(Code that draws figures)
--- BEGIN ---

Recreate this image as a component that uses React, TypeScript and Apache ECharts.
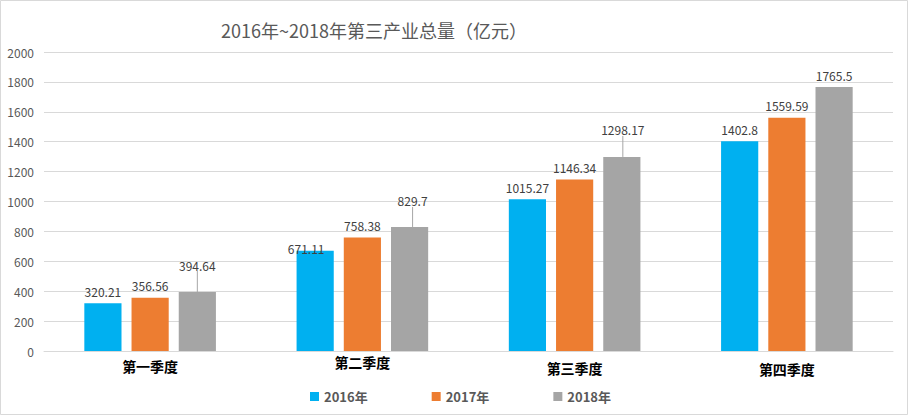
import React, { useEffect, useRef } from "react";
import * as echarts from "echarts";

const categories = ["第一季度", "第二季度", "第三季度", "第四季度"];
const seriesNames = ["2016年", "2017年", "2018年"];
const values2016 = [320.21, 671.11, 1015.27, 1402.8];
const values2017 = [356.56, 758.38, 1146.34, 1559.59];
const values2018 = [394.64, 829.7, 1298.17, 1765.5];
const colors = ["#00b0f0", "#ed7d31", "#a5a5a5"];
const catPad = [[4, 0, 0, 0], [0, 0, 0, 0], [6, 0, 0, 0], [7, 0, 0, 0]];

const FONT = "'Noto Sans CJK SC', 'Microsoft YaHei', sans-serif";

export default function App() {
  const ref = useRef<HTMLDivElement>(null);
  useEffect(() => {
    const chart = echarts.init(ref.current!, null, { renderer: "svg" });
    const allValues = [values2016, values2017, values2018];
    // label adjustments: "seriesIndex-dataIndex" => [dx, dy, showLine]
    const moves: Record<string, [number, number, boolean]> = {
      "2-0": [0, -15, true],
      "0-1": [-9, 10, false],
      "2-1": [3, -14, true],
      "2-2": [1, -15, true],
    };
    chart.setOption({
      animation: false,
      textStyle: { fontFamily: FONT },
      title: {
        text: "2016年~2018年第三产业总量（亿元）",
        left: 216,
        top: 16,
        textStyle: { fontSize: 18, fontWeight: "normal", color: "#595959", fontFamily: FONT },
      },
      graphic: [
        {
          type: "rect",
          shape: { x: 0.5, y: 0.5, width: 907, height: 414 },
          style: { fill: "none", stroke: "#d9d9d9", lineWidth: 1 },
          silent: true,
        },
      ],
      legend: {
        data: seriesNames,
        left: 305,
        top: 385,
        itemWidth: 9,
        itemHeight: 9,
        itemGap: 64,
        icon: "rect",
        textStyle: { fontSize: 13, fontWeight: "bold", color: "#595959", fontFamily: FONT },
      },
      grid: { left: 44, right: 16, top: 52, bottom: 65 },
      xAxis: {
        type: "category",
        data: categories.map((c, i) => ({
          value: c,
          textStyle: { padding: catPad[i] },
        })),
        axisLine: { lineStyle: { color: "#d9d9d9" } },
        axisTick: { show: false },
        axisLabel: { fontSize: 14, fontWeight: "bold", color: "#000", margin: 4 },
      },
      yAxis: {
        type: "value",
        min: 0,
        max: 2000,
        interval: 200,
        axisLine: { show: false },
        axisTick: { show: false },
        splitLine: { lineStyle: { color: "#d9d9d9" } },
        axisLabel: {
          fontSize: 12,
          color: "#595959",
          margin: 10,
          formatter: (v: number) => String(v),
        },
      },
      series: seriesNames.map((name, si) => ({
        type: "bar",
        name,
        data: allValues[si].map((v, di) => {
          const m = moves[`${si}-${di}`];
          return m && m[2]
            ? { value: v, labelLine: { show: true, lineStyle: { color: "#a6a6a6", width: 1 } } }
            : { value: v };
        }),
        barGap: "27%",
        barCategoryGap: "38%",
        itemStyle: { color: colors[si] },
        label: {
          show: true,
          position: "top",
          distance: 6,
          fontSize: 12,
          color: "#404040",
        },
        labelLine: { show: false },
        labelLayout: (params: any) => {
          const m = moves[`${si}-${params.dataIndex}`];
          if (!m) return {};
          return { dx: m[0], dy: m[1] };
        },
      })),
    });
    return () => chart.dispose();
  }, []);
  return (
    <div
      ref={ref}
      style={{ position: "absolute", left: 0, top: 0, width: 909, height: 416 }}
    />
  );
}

--- END ---
--- BEGIN ---

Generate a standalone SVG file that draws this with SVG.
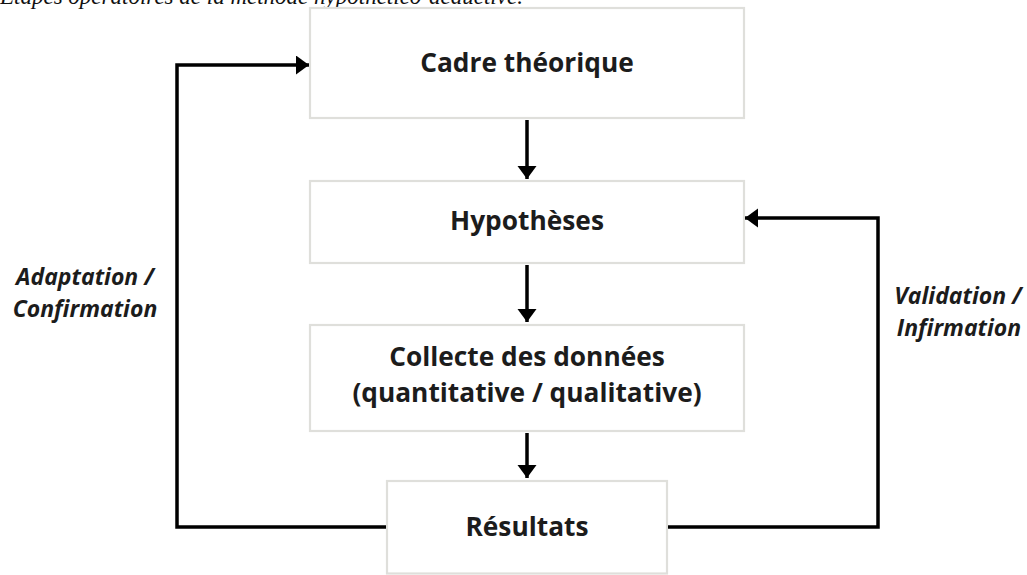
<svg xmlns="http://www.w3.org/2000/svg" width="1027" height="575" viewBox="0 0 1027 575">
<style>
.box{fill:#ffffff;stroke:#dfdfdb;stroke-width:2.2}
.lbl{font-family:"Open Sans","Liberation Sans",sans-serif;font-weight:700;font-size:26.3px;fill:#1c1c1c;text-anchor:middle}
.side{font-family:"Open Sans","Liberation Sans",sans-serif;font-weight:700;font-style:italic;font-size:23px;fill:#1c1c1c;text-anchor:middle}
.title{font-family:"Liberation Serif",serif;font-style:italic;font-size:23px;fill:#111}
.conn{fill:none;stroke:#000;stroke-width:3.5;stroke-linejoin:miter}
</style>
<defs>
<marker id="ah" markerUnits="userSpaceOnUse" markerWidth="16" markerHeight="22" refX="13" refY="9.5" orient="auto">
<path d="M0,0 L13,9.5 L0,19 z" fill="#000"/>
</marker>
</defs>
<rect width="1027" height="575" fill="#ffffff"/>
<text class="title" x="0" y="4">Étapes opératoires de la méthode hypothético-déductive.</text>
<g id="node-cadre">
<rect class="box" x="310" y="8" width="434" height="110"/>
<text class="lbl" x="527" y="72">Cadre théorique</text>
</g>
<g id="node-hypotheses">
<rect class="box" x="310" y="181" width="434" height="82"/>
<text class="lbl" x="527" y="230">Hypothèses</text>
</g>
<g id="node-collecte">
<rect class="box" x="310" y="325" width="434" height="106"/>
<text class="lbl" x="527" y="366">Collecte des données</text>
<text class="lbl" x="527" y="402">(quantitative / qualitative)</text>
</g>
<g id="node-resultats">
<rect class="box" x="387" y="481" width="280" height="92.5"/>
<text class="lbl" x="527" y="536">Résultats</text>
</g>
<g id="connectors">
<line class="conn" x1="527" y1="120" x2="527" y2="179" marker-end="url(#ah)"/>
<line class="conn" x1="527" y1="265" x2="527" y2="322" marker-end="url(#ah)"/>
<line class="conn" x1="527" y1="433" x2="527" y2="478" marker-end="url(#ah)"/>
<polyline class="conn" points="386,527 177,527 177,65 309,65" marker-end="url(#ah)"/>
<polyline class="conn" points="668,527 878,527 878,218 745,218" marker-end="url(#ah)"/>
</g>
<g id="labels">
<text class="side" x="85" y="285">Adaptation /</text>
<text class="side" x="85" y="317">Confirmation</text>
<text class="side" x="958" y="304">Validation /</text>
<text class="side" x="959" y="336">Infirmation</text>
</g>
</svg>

--- END ---
--- BEGIN ---

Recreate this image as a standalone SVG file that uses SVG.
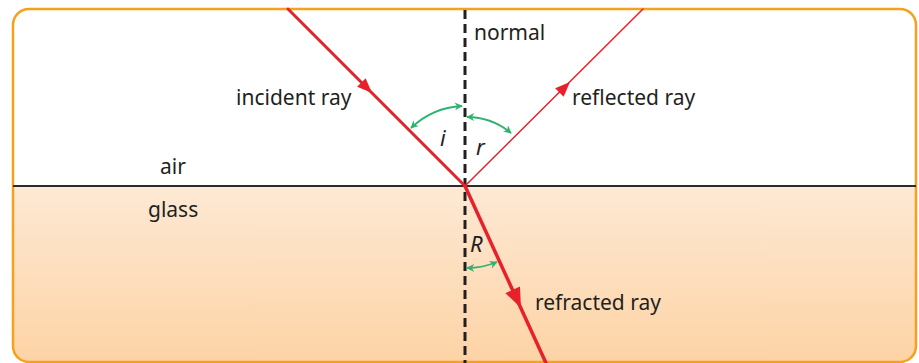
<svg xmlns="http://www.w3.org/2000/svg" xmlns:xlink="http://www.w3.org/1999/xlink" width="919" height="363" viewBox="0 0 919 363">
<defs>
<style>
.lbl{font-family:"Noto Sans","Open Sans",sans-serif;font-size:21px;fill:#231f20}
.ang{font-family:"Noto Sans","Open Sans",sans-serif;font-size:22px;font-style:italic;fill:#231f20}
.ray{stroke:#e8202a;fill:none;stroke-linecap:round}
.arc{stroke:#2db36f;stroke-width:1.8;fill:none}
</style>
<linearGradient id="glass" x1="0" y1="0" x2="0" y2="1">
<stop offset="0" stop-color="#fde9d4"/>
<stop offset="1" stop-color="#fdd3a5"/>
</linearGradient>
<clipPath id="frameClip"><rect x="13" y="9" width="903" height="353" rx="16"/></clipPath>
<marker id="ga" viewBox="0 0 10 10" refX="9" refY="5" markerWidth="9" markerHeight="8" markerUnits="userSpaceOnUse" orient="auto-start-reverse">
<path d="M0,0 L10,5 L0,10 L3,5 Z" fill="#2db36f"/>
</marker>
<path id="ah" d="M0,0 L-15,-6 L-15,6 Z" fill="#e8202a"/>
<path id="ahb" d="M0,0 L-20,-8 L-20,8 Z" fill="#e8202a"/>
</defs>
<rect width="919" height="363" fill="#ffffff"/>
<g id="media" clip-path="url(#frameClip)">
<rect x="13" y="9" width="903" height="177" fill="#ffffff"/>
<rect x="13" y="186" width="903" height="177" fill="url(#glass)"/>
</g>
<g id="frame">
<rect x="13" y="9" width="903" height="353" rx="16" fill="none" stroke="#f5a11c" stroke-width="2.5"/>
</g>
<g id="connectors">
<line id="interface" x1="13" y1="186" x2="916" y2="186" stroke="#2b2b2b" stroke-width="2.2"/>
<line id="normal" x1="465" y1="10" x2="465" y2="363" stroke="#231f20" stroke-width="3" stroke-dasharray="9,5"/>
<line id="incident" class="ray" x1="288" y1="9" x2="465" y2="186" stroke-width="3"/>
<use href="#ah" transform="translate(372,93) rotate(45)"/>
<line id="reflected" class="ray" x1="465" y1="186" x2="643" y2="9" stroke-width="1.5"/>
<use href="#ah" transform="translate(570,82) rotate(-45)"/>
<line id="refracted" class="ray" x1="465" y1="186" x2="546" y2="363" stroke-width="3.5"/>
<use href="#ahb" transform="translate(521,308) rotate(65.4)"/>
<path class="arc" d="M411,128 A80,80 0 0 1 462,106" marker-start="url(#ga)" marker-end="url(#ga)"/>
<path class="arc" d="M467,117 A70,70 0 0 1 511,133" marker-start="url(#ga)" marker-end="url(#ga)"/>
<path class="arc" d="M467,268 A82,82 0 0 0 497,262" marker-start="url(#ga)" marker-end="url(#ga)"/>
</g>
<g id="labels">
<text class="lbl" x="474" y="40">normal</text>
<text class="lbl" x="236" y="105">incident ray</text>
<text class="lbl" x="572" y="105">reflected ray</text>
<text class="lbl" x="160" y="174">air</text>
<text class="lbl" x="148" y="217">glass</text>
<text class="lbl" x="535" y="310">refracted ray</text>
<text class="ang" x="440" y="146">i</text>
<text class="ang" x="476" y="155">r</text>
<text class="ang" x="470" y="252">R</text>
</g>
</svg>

--- END ---

__Exercise objective__
Copy nothing but the lines above from the one with "Recreate this image as a component" to the one with "CJK SC', 'Microsoft", inclusive, word for word. Leave every picture out.

__Exercise answer__
Recreate this image as a component that uses React, TypeScript and Apache ECharts.
import React, { useEffect, useRef } from "react";
import * as echarts from "echarts";

const categories = ["第一季度", "第二季度", "第三季度", "第四季度"];
const seriesNames = ["2016年", "2017年", "2018年"];
const values2016 = [320.21, 671.11, 1015.27, 1402.8];
const values2017 = [356.56, 758.38, 1146.34, 1559.59];
const values2018 = [394.64, 829.7, 1298.17, 1765.5];
const colors = ["#00b0f0", "#ed7d31", "#a5a5a5"];
const catPad = [[4, 0, 0, 0], [0, 0, 0, 0], [6, 0, 0, 0], [7, 0, 0, 0]];

const FONT = "'Noto Sans CJK SC', 'Microsoft YaHei', sans-serif";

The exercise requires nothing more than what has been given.